Uma hipótese interessante lançada pelos cientistas é que o sistema pode vir a ter planetas no futuro - mas estes devem gravitar a irmã menor, a MM1b. Eles acreditam que ela também esteja cercada por um próprio disco, com potencial para a formação de astros.

Conforme explica Ilee, estrelas "tão massivas como a MM1a só vive por um milhão de anos antes de explodir em poderosas supernovas". A menor MM1b, por sua vez, tem potencial de formar o próprio sistema planetário no futuro.

O Alma

Sigla para Atacama Large Milimeter Array, o Alma é um rádio-observatório espacial em funcionamento desde 2011 no deserto do Atacama, no Chile.

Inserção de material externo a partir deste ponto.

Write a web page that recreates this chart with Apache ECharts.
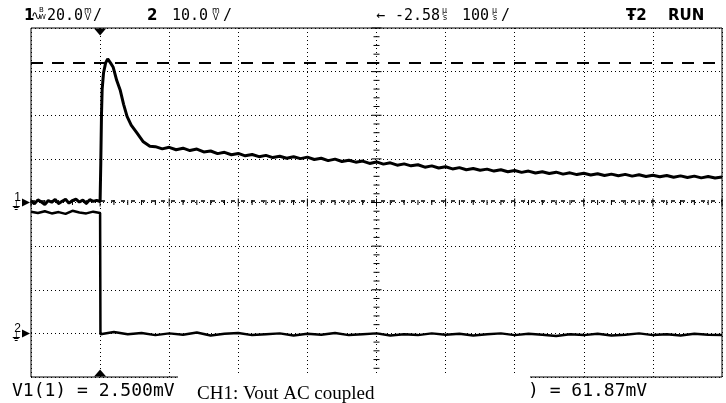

O conjunto de 66 antenas do Alma permite observar os confins do universo, inclusive galáxias muito distantes - J.D.Ilee/Universidade de Leeds - J.D.Ilee/Universidade de Leeds
O conjunto de 66 antenas do Alma permite observar os confins do universo, inclusive galáxias muito distantes
Imagem: J.D.Ilee/Universidade de Leeds

Está instalado a uma altitude de 5 mil metros e é administrado por uma parceria firmada entre países da Europa, Ásia, América do Norte e o próprio Chile.

O conjunto de 66 antenas - as 54 maiores com 12 metros de diâmetro - permite observar os confins do universo, inclusive galáxias muito distantes. O telescópio começou a ser construído em 2003.

A equipe de Ilee utilizou os 66 pratos das antenas simultaneamente, em um processo que é capaz de simular um único telescópio que teria 4 quilômetros de diâmetro. Em 2019, esse grupo de cientistas deve continuar utilizando o Alma.

"O Alma é capaz de simular o poder de resolução espacial de um telescópio com quilômetros de extensão. Isso nos permite sondar fragmentos extremamente pequenos a grandes distâncias da Terra, detectar a fraca emissão de poeira e gás ao redor dessas jovens estrelas e caracterizá-las em detalhes", diz Ilee.